- Directed by: John Power
- Screenplay by: David Boutland
- Based on: novel by Evan Green
- Produced by: Brendon Lunney
- Starring: John Waters Steven Jacobs Rosey Jones Esben Storm
- Cinematography: David Connell
- Edited by: Ralph Strasser
- Music by: Peter Best
- Production company: Crawford Productions
- Release date: 30 June 1986;
- Running time: 2 × 2 hours
- Country: Australia
- Language: English
- Budget: $2.8 million

= Alice to Nowhere =

1986 miniseries by John Power

Alice to Nowhere is a 1986 Australian miniseries set in the outback in 1954. The setting for much of the action is the Birdsville Track.

==Plot==
Jewel thieves Johnny and Frog plant a stolen opal necklace in the luggage of Barbara, a bush nurse. They follow her to Alice Springs in an attempt to retrieve the jewellery, by rail to Marree, South Australia, then towards Birdsville on a mail truck operated by Dave Mitchell in a service similar to that provided by the real-life Tom Kruse.
After failing to extract the stolen goods, they hijack the truck by threatening the nurse and Dave's off-sider Ivan.
Dave has little choice but complete his journey, appeasing the gangsters in an attempt to avoid bloodshed. As the truck nears its destination the crew encounter various difficulties and situations, while Johnny progressively reveals himself as a sadistic killer and Frog his hapless accomplice.

==Cast==
- John Waters as Johnny Parson
- Steven Jacobs as Dave Mitchell
- Rosey Jones as Barbara Dean
- Esben Storm as Raymond 'Frog' Gardiner
- Slawomir Wabik as Ivan
- Ruth Cracknell as Mrs Spencer
- John Clayton as Sgt Wallace
- Joy Smithers as Betty Spencer
- Peter Fisher as Bill Scott

==Production==
Alice to Nowhere is based on the Evan Green novel of the same name. It was made by Crawford Productions with a projected budget of $2.8 million. Much of the film was shot in the Flinders Ranges, Simpson Desert and Broken Hill.

== DVD release ==
Crawford Productions announced that the miniseries would be released on DVD in 2025.

==Reception==
The show enjoyed reasonable ratings when it aired. Albert Moran praised the film for its "drive, pace and nervous involvement" as displayed by such American directors as Raoul Walsh or Nicholas Ray.
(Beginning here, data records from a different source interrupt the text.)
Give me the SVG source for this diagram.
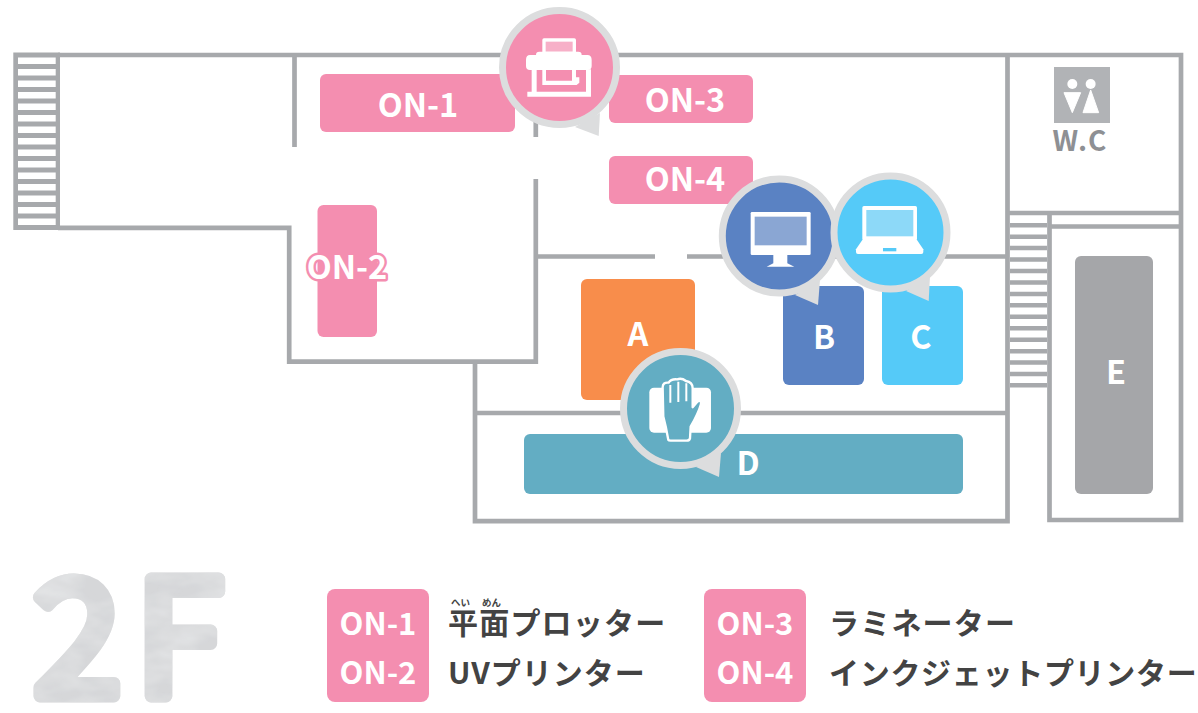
<svg xmlns="http://www.w3.org/2000/svg" width="1198" height="713" viewBox="0 0 1198 713">
<style>
.w{fill:none;stroke:#a7a9ac;stroke-width:4.700}
.t{font-family:"Noto Sans CJK JP","Noto Sans",sans-serif;font-weight:700}
.l{fill:#fff;font-size:32.500px;text-anchor:middle}
.g{fill:#fff;font-size:31px;text-anchor:middle}
.k{fill:#434343;font-size:30px}
.f{fill:#434343;font-size:9.500px}
.r{fill:#dcddde}
.i{fill:#fff}
</style>
<defs>
<filter id="tex" x="-5%" y="-5%" width="110%" height="110%">
<feTurbulence type="fractalNoise" baseFrequency="0.025 0.05" numOctaves="3" seed="4" result="n"/>
<feColorMatrix in="n" type="matrix" values="0 0 0 0 .76  0 0 0 0 .77  0 0 0 0 .78  1.8 0 0 0 -.5" result="c"/>
<feComposite in="c" in2="SourceAlpha" operator="in" result="m"/>
<feMerge><feMergeNode in="SourceGraphic"/><feMergeNode in="m"/></feMerge>
</filter>
</defs>
<rect width="1198" height="713" fill="#fff"/>
<g id="floorplan">
<rect x="13.300" y="52.500" width="46.700" height="177.500" fill="#a7a9ac"/>
<path d="M18 60.700H55.700M18 72.200H55.700M18 83.700H55.700M18 95.200H55.700M18 106.700H55.700M18 118.200H55.700M18 129.700H55.700M18 141.200H55.700M18 152.700H55.700M18 164.200H55.700M18 175.700H55.700M18 187.200H55.700M18 198.700H55.700M18 210.200H55.700M18 221.700H55.700" fill="none" stroke="#fff" stroke-width="6.500"/>
<path class="w" d="M58 55H1181V520H1049.500V213M1007.500 55V521.200H475V361.700H289.200V227.800H58M294.500 55V147M535.800 110V137M535.800 179V361.700H475M537 256.500H655M687 256.500H1007M475 413H1007M1007 213H1181M1049.500 226.500H1181"/>
<path d="M1010 225.200H1047M1010 236.650H1047M1010 248.100H1047M1010 259.550H1047M1010 271H1047M1010 282.450H1047M1010 293.900H1047M1010 305.350H1047M1010 316.800H1047M1010 328.250H1047M1010 339.700H1047M1010 351.150H1047M1010 362.600H1047M1010 374.050H1047M1010 385.300H1047" fill="none" stroke="#a7a9ac" stroke-width="4.500"/>
</g>
<g id="ON-1"><rect x="320" y="74" width="195" height="58" rx="6" fill="#f48eb0"/><text class="t l" x="418" y="117">ON-1</text></g>
<g id="ON-2"><rect x="317.500" y="205" width="59.500" height="132" rx="6" fill="#f48eb0"/><text class="t l" x="347" y="279" stroke="#f48eb0" stroke-width="5" stroke-linejoin="round" paint-order="stroke">ON-2</text></g>
<g id="ON-3"><rect x="609" y="75" width="144" height="48" rx="6" fill="#f48eb0"/><text class="t l" x="685" y="112">ON-3</text></g>
<g id="ON-4"><rect x="609" y="156" width="144" height="48" rx="6" fill="#f48eb0"/><text class="t l" x="685" y="191">ON-4</text></g>
<g id="A"><rect x="581" y="279" width="114" height="121" rx="6" fill="#f88d4b"/><text class="t l" x="638" y="346">A</text></g>
<g id="B"><rect x="783" y="286" width="81" height="99" rx="6" fill="#5a82c3"/><text class="t l" x="824" y="349">B</text></g>
<g id="C"><rect x="882" y="286" width="81" height="99" rx="6" fill="#55caf8"/><text class="t l" x="921" y="349">C</text></g>
<g id="D"><rect x="524" y="434" width="439" height="60" rx="6" fill="#63adc3"/><text class="t l" x="748" y="475">D</text></g>
<g id="E"><rect x="1075" y="256" width="78" height="238" rx="6" fill="#a5a6a9"/><text class="t l" x="1116" y="384">E</text></g>
<g id="WC">
<rect x="1054" y="67" width="56" height="56" fill="#b1b3b6"/>
<g class="i" transform="translate(990 40) scale(.3333)"><circle cx="247" cy="132" r="15"/><circle cx="302" cy="132" r="15"/><path d="M222 158H272L247 218ZM302 150L326 218H279Z" stroke="#fff" stroke-width="3" stroke-linejoin="round"/></g>
<text class="t" x="1080" y="151" fill="#8e9094" font-size="28" text-anchor="middle" letter-spacing="1">W.C</text>
</g>
<g id="bubble-printer">
<path class="r" d="M575 127L598.700 136L600 113Z"/><circle cx="559.500" cy="67.500" r="57" fill="#f48eb0" stroke="#dcddde" stroke-width="7"/>
<g transform="translate(480 0) scale(.3333)" class="i"><rect x="187" y="115" width="101" height="50" rx="5"/><rect x="197" y="125" width="81" height="30" fill="#f7b0c8"/><path d="M168 165Q168 155 178 155H295Q305 155 305 165H322Q335 165 335 180V198Q335 210 322 210H150Q138 210 138 198V180Q138 165 150 165Z"/><path d="M155 208H170V275H318V208H333V275V290H142V275H155Z"/><path d="M187 208H198V242H276V208H288V232H298V248L290 255H187Z"/></g>
</g>
<g id="bubble-monitor">
<path class="r" d="M795 295L818 305L820 280Z"/><circle cx="779.300" cy="236" r="57" fill="#5a82c3" stroke="#dcddde" stroke-width="7"/>
<g transform="translate(700 160) scale(.3333)" class="i"><rect x="152" y="156" width="180" height="129" rx="4"/><rect x="164" y="170" width="156" height="86" fill="#8aa6d3"/><path d="M220 285H262V310L283 320H200L220 310Z"/></g>
</g>
<g id="bubble-laptop">
<path class="r" d="M906 291L928.700 301L930 276Z"/><circle cx="890.500" cy="232.500" r="56.500" fill="#55caf8" stroke="#dcddde" stroke-width="7"/>
<g transform="translate(700 160) scale(.3333)"><rect class="i" x="487" y="138" width="164" height="104" rx="5"/><rect x="499" y="150" width="141" height="79" fill="#8dd9f8"/><path class="i" d="M487 240H651L670 268V276Q670 282 664 282H474Q468 282 468 276V268Z"/><rect x="549" y="264" width="40" height="10" fill="#55caf8"/></g>
</g>
<g id="bubble-hand">
<path class="r" d="M696 467L719 477L721 453Z"/><circle cx="680.500" cy="408.500" r="57" fill="#63adc3" stroke="#dcddde" stroke-width="7"/>
<g transform="translate(570 330) scale(.3333)"><rect class="i" x="238" y="173" width="185" height="135" rx="14"/>
<path d="M295 330Q288 290 280 260L278 172Q278 156 296 158Q303 146 322 148Q335 143 348 153Q368 156 368 175V232L382 215Q394 208 393 222Q385 250 362 290L360 325Q358 332 350 332H302Q296 332 295 330Z" fill="#63adc3" stroke="#fff" stroke-width="7" stroke-linejoin="round"/>
<path d="M301 165V218M325 155V216M349 160V214" fill="none" stroke="#fff" stroke-width="6"/></g>
</g>
<g id="title"><text x="33 135" y="695.500" font-family="'Noto Sans CJK JP','Noto Sans',sans-serif" font-weight="400" font-size="160" fill="#d6d7d9" stroke="#d6d7d9" stroke-width="13" stroke-linejoin="round" stroke-linecap="round" filter="url(#tex)">2F</text></g>
<g id="legend">
<rect x="327" y="589" width="102" height="113" rx="8" fill="#f48eb0"/><rect x="704" y="589" width="102" height="113" rx="8" fill="#f48eb0"/>
<text class="t g" x="378" y="635">ON-1</text><text class="t g" x="378" y="684">ON-2</text><text class="t g" x="755" y="635">ON-3</text><text class="t g" x="755" y="684">ON-4</text>
<text class="t f" x="451" y="605.500">へい</text><text class="t f" x="482" y="605.500">めん</text>
<text class="t k" x="448" y="634" letter-spacing="1.200">平面プロッタ<tspan letter-spacing="0">ー</tspan></text><text class="t k" x="448" y="684" letter-spacing="1">UVプリンタ<tspan letter-spacing="0">ー</tspan></text>
<text class="t k" x="829" y="634" letter-spacing="1.200">ラミネータ<tspan letter-spacing="0">ー</tspan></text><text class="t k" x="829" y="684" letter-spacing=".7">インクジェットプリンタ<tspan letter-spacing="0">ー</tspan></text>
</g>
</svg>
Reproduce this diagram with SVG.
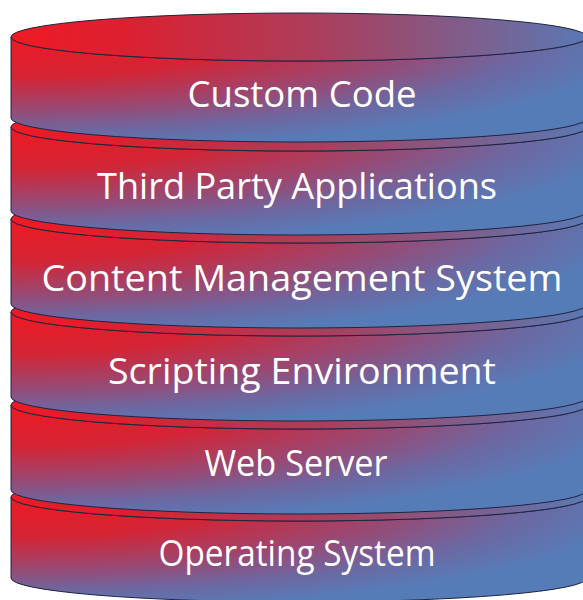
<svg xmlns="http://www.w3.org/2000/svg" width="583" height="600" viewBox="0 0 583 600">
  <defs>
    <radialGradient id="bodyGrad" gradientUnits="objectBoundingBox" cx="0" cy="0" fx="0" fy="0" r="1.1">
      <stop offset="0" stop-color="#ee1a24"/>
      <stop offset="0.35" stop-color="#d42434"/>
      <stop offset="0.62" stop-color="#9a4872"/>
      <stop offset="0.82" stop-color="#6c68a2"/>
      <stop offset="1" stop-color="#567cb8"/>
    </radialGradient>
    <linearGradient id="topGrad" gradientUnits="objectBoundingBox" x1="0" y1="0" x2="1" y2="0">
      <stop offset="0" stop-color="#ee1a24"/>
      <stop offset="0.2" stop-color="#dc2030"/>
      <stop offset="0.55" stop-color="#a8405e"/>
      <stop offset="1" stop-color="#5a78b4"/>
    </linearGradient>
  </defs>
  <style>
    .body { fill: url(#bodyGrad); stroke: #1c2440; stroke-width: 1; }
    .top { fill: url(#topGrad); stroke: #1c2440; stroke-width: 1; }
    .label { font-family: "Open Sans", "Noto Sans", "DejaVu Sans", sans-serif; font-size: 37px; fill: #ffffff; text-anchor: middle; }
  </style>
  <g id="disk-operating-system">
    <path class="body" d="M 11 497 L 11 578 A 288 24 0 0 0 587 578 L 587 497 A 288 24 0 0 1 11 497 Z"/>
    <ellipse class="top" cx="299" cy="497" rx="288" ry="24"/>
    <text class="label" x="297" y="566" textLength="277" lengthAdjust="spacingAndGlyphs">Operating System</text>
  </g>
  <g id="disk-web-server">
    <path class="body" d="M 11 405 L 11 490 A 288 24 0 0 0 587 490 L 587 405 A 288 24 0 0 1 11 405 Z"/>
    <ellipse class="top" cx="299" cy="405" rx="288" ry="24"/>
    <text class="label" x="296" y="476" textLength="183" lengthAdjust="spacingAndGlyphs">Web Server</text>
  </g>
  <g id="disk-scripting-environment">
    <path class="body" d="M 11 312 L 11 397 A 288 24 0 0 0 587 397 L 587 312 A 288 24 0 0 1 11 312 Z"/>
    <ellipse class="top" cx="299" cy="312" rx="288" ry="24"/>
    <text class="label" x="302" y="384" textLength="388" lengthAdjust="spacingAndGlyphs">Scripting Environment</text>
  </g>
  <g id="disk-content-management-system">
    <path class="body" d="M 11 219 L 11 304 A 288 24 0 0 0 587 304 L 587 219 A 288 24 0 0 1 11 219 Z"/>
    <ellipse class="top" cx="299" cy="219" rx="288" ry="24"/>
    <text class="label" x="302" y="291" textLength="521" lengthAdjust="spacingAndGlyphs">Content Management System</text>
  </g>
  <g id="disk-third-party-applications">
    <path class="body" d="M 11 127 L 11 211 A 288 24 0 0 0 587 211 L 587 127 A 288 24 0 0 1 11 127 Z"/>
    <ellipse class="top" cx="299" cy="127" rx="288" ry="24"/>
    <text class="label" x="297" y="199" textLength="400" lengthAdjust="spacingAndGlyphs">Third Party Applications</text>
  </g>
  <g id="disk-custom-code">
    <path class="body" d="M 11 37 L 11 118 A 288 24 0 0 0 587 118 L 587 37 A 288 24 0 0 1 11 37 Z"/>
    <ellipse class="top" cx="299" cy="37" rx="288" ry="24"/>
    <text class="label" x="302" y="107" textLength="229" lengthAdjust="spacingAndGlyphs">Custom Code</text>
  </g>
  <g id="connectors"/>
</svg>
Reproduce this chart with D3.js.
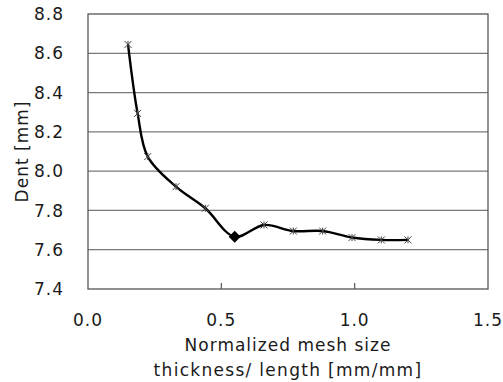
<!DOCTYPE html>
<html><head><meta charset="utf-8">
<script src="https://cdn.jsdelivr.net/npm/d3@7"></script>
<style>
body{margin:0;background:#fff;}
text{font-family:"DejaVu Sans",sans-serif;fill:#1a1a1a;}
</style></head>
<body><svg id="chart" width="503" height="382"></svg>
<script>
// Dent vs. normalized mesh size
const meshSize = [0.15, 0.186, 0.224, 0.33, 0.44, 0.55, 0.66, 0.77, 0.88, 0.99, 1.10, 1.20];
const dent     = [8.645, 8.294, 8.074, 7.921, 7.811, 7.666, 7.726, 7.695, 7.695, 7.662, 7.65, 7.65];
const optimumIndex = 5;
const xTicks = [0.0, 0.5, 1.0, 1.5];
const yTicks = [7.4, 7.6, 7.8, 8.0, 8.2, 8.4, 8.6, 8.8];

const svg = d3.select("#chart");
const plotL = 88, plotR = 488, plotT = 14, plotB = 289;
const x = d3.scaleLinear().domain([0, 1.5]).range([plotL, plotR]);
const y = d3.scaleLinear().domain([7.4, 8.8]).range([plotB, plotT]);

// horizontal grid
svg.append("g").selectAll("line").data(yTicks.slice(1, -1)).join("line")
  .attr("x1", plotL).attr("x2", plotR)
  .attr("y1", d => y(d)).attr("y2", d => y(d))
  .attr("stroke", "#7a7a7a").attr("stroke-width", 1.2);

// frame
svg.append("rect").attr("x", plotL).attr("y", plotT)
  .attr("width", plotR - plotL).attr("height", plotB - plotT)
  .attr("fill", "none").attr("stroke", "#555").attr("stroke-width", 1.3);

// inner x ticks
svg.append("g").selectAll("line").data(xTicks.slice(1, -1)).join("line")
  .attr("x1", d => x(d)).attr("x2", d => x(d))
  .attr("y1", plotB).attr("y2", plotB - 6)
  .attr("stroke", "#555").attr("stroke-width", 1.2);

// tick labels
svg.append("g").selectAll("text").data(yTicks).join("text")
  .attr("x", 64).attr("y", d => y(d)).attr("dy", "0.36em")
  .attr("text-anchor", "end").attr("font-size", 17).attr("letter-spacing", "1px")
  .text(d => d.toFixed(1));
svg.append("g").selectAll("text").data(xTicks).join("text")
  .attr("x", d => x(d)).attr("y", 320).attr("dy", "0.36em")
  .attr("text-anchor", "middle").attr("font-size", 17).attr("letter-spacing", "1px")
  .text(d => d.toFixed(1));

// axis titles
svg.append("text").attr("transform", `translate(22,${(plotT + plotB) / 2}) rotate(-90)`)
  .attr("text-anchor", "middle").attr("dy", "0.36em").attr("font-size", 17)
  .attr("letter-spacing", "1px").text("Dent [mm]");
svg.append("text").attr("x", 288).attr("y", 345).attr("dy", "0.36em")
  .attr("text-anchor", "middle").attr("font-size", 17).attr("letter-spacing", "1px")
  .text("Normalized mesh size");
svg.append("text").attr("x", 288).attr("y", 370).attr("dy", "0.36em")
  .attr("text-anchor", "middle").attr("font-size", 17).attr("letter-spacing", "1.3px")
  .text("thickness/ length [mm/mm]");

// smoothed curve
const pts = meshSize.map((m, i) => [m, dent[i]]);
svg.append("path").datum(pts)
  .attr("d", d3.line().x(d => x(d[0])).y(d => y(d[1])).curve(d3.curveCatmullRom.alpha(0.5)))
  .attr("fill", "none").attr("stroke", "#000").attr("stroke-width", 2.4);

// star markers
const star = svg.append("g").attr("stroke", "#444").attr("stroke-width", 1);
pts.forEach((p, i) => {
  if (i === optimumIndex) return;
  const cx = x(p[0]), cy = y(p[1]), r = 3.5;
  star.append("path").attr("d",
    `M${cx - r},${cy - r}L${cx + r},${cy + r}M${cx - r},${cy + r}L${cx + r},${cy - r}M${cx},${cy - r}L${cx},${cy + r}`);
});

// optimum diamond
const op = pts[optimumIndex];
svg.append("path").attr("transform", `translate(${x(op[0])},${y(op[1])})`)
  .attr("d", "M0,-6L6,0L0,6L-6,0Z").attr("fill", "#000");
</script></body></html>
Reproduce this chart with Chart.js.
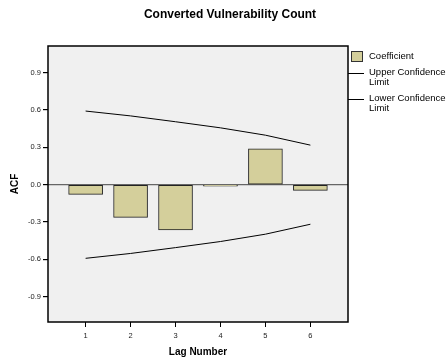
<!DOCTYPE html>
<html>
<head>
<meta charset="utf-8">
<script src="https://cdn.jsdelivr.net/npm/chart.js@4"></script>
<style>
  html, body { margin: 0; padding: 0; background: #fff; }
  #wrap { width: 448px; height: 364px; }
</style>
</head>
<body>
<div id="wrap"><canvas id="acfChart" width="448" height="364"></canvas></div>
<script>
// data
const lags = [1, 2, 3, 4, 5, 6];
const coefficient = [-0.078, -0.263, -0.364, -0.011, 0.289, -0.046];
const upperLimit = [0.592, 0.553, 0.506, 0.457, 0.398, 0.318];
const lowerLimit = [-0.592, -0.553, -0.506, -0.457, -0.398, -0.318];
const yTicks = [-0.9, -0.6, -0.3, 0.0, 0.3, 0.6, 0.9];

const chartTitle = 'Converted Vulnerability Count';
const legendLabels = ['Coefficient', ['Upper Confidence', 'Limit'], ['Lower Confidence', 'Limit']];

const barColor = '#d4cf9b';
const panelColor = '#f0f0f0';

const toPoints = (vals) => lags.map((l, i) => ({ x: l, y: vals[i] }));

// grey plot panel with black frame, title and legend
const spssDecor = {
  id: 'spssDecor',
  beforeDraw(chart) {
    const { ctx, chartArea: a } = chart;
    ctx.save();
    ctx.fillStyle = panelColor;
    ctx.fillRect(a.left, a.top, a.right - a.left, a.bottom - a.top);
    ctx.restore();
  },
  afterDraw(chart) {
    const { ctx, chartArea: a } = chart;
    ctx.save();
    ctx.strokeStyle = '#000';
    ctx.lineWidth = 1.5;
    ctx.strokeRect(a.left, a.top, a.right - a.left, a.bottom - a.top);

    // title
    ctx.fillStyle = '#000';
    ctx.font = 'bold 12px "Liberation Sans", Arial, sans-serif';
    ctx.textAlign = 'center';
    ctx.textBaseline = 'middle';
    ctx.fillText(chartTitle, 230, 15);

    // legend
    ctx.font = '9.5px "Liberation Sans", Arial, sans-serif';
    ctx.textAlign = 'left';
    ctx.fillStyle = barColor;
    ctx.fillRect(351, 51, 11, 10);
    ctx.lineWidth = 1;
    ctx.strokeStyle = '#333';
    ctx.strokeRect(351.5, 51.5, 11, 10);
    ctx.fillStyle = '#000';
    ctx.fillText(legendLabels[0], 369, 56);

    ctx.strokeStyle = '#000';
    [[73, legendLabels[1]], [99, legendLabels[2]]].forEach(([y, txt]) => {
      ctx.beginPath();
      ctx.moveTo(348, y + 0.5);
      ctx.lineTo(364, y + 0.5);
      ctx.stroke();
      ctx.fillText(txt[0], 369, y - 1);
      ctx.fillText(txt[1], 369, y + 9);
    });
    ctx.restore();
  }
};

new Chart(document.getElementById('acfChart').getContext('2d'), {
  type: 'bar',
  data: {
    datasets: [
      {
        type: 'bar',
        label: 'Coefficient',
        data: toPoints(coefficient),
        backgroundColor: barColor,
        borderColor: '#222',
        borderWidth: 1,
        borderSkipped: false,
        barThickness: 34,
        order: 2
      },
      {
        type: 'line',
        label: 'Upper Confidence Limit',
        data: toPoints(upperLimit),
        borderColor: '#000',
        borderWidth: 1,
        pointRadius: 0,
        tension: 0,
        fill: false,
        order: 1
      },
      {
        type: 'line',
        label: 'Lower Confidence Limit',
        data: toPoints(lowerLimit),
        borderColor: '#000',
        borderWidth: 1,
        pointRadius: 0,
        tension: 0,
        fill: false,
        order: 1
      }
    ]
  },
  options: {
    responsive: false,
    animation: false,
    layout: { padding: { left: 0, right: 100, top: 46, bottom: 0 } },
    plugins: {
      legend: { display: false },
      title: { display: false },
      tooltip: { enabled: false }
    },
    scales: {
      x: {
        type: 'linear',
        min: 0.163,
        max: 6.837,
        offset: false,
        afterBuildTicks: (scale) => { scale.ticks = lags.map(v => ({ value: v })); },
        afterFit: (scale) => { scale.height = 42; },
        grid: { offset: false, drawOnChartArea: false, drawTicks: true, tickLength: 5, tickColor: '#000' },
        border: { display: false },
        ticks: {
          color: '#222',
          padding: 4,
          maxRotation: 0,
          font: { family: '"Liberation Sans", Arial, sans-serif', size: 7.5 },
          callback: (v) => String(v)
        },
        title: {
          display: true,
          text: 'Lag Number',
          color: '#000',
          padding: { top: 0, bottom: 6 },
          font: { family: '"Liberation Sans", Arial, sans-serif', size: 10, weight: 'bold' }
        }
      },
      y: {
        type: 'linear',
        min: -1.104,
        max: 1.115,
        afterBuildTicks: (scale) => { scale.ticks = yTicks.map(v => ({ value: v })); },
        afterFit: (scale) => { scale.width = 48; },
        grid: {
          drawTicks: true,
          tickLength: 5,
          tickColor: '#000',
          lineWidth: 1.2,
          color: (c) => (c.tick && c.tick.value === 0 ? '#666' : 'rgba(0,0,0,0)')
        },
        border: { display: false },
        ticks: {
          color: '#222',
          padding: 2,
          font: { family: '"Liberation Sans", Arial, sans-serif', size: 7.5 },
          callback: (v) => Number(v).toFixed(1)
        },
        title: {
          display: true,
          text: 'ACF',
          color: '#000',
          padding: { top: 9, bottom: 0 },
          font: { family: '"Liberation Sans", Arial, sans-serif', size: 10, weight: 'bold' }
        }
      }
    }
  },
  plugins: [spssDecor]
});
</script>
</body>
</html>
The Ages Barbara Hooks says the series "has some simply splendid attributes in terms of production and performance. Unfortunately, they seem to throw its silly and avoidable mistakes into stark relief." Suzanne Borlase of the Sydney Morning Herald praised the mini-series, saying it "is a gripping action-packed drama set in the vast emptiness of the Australian Outback. At once an adventure, a tale of madness and a love story, it is worth watching for the scenery alone." Helen O'Neil, also from the Sydney Morning Herald, reviewed it positively when it was repeated in 1990. She finished "Alice to Nowhere is a nicely handled, gruelling watch – and an argument, if ever there was need of one, for having more than 10 minutes between ad breaks. Repeat runs of this quality can't be missed.

Also commenting on the 1990 repeat, Paul Leadon of the Sydney Morning Herald gave it a bad review, writing that "Johnny and Frog were a pair of incompetent outback psychopaths in search of a better mini-series script." The Mercury News David N. Rosenthal was also critical. He writes "What this 1986 miniseries, which stars no one you ever heard of, demonstrates all too vividly is that Australian television may not be Down Under's finest export -- at least in every instance."

== Differences from the book ==
In the book by Evan Green, the opals are unset gems not a necklace, owned by a wealthy American not a gift for Queen Elizabeth, and stashed in a hotel safe in Alice Springs not a gallery in Melbourne. "Frog" is a specialist safecracker and Johnny is the sociopathic ringleader. They are caught red-handed by the cleaning lady, whom Johnny bludgeons to death. They get away in their stolen car, planning to return to "The Alice" while the police are looking for villains fleeing the scene. Their cunning ruse comes undone when they are forced to abandon the vehicle, having bent its tie rod. They surreptitiously board the south-bound "Ghan", leaving it at Marree when the train is about to be searched. From this point, the film is more faithful to the book.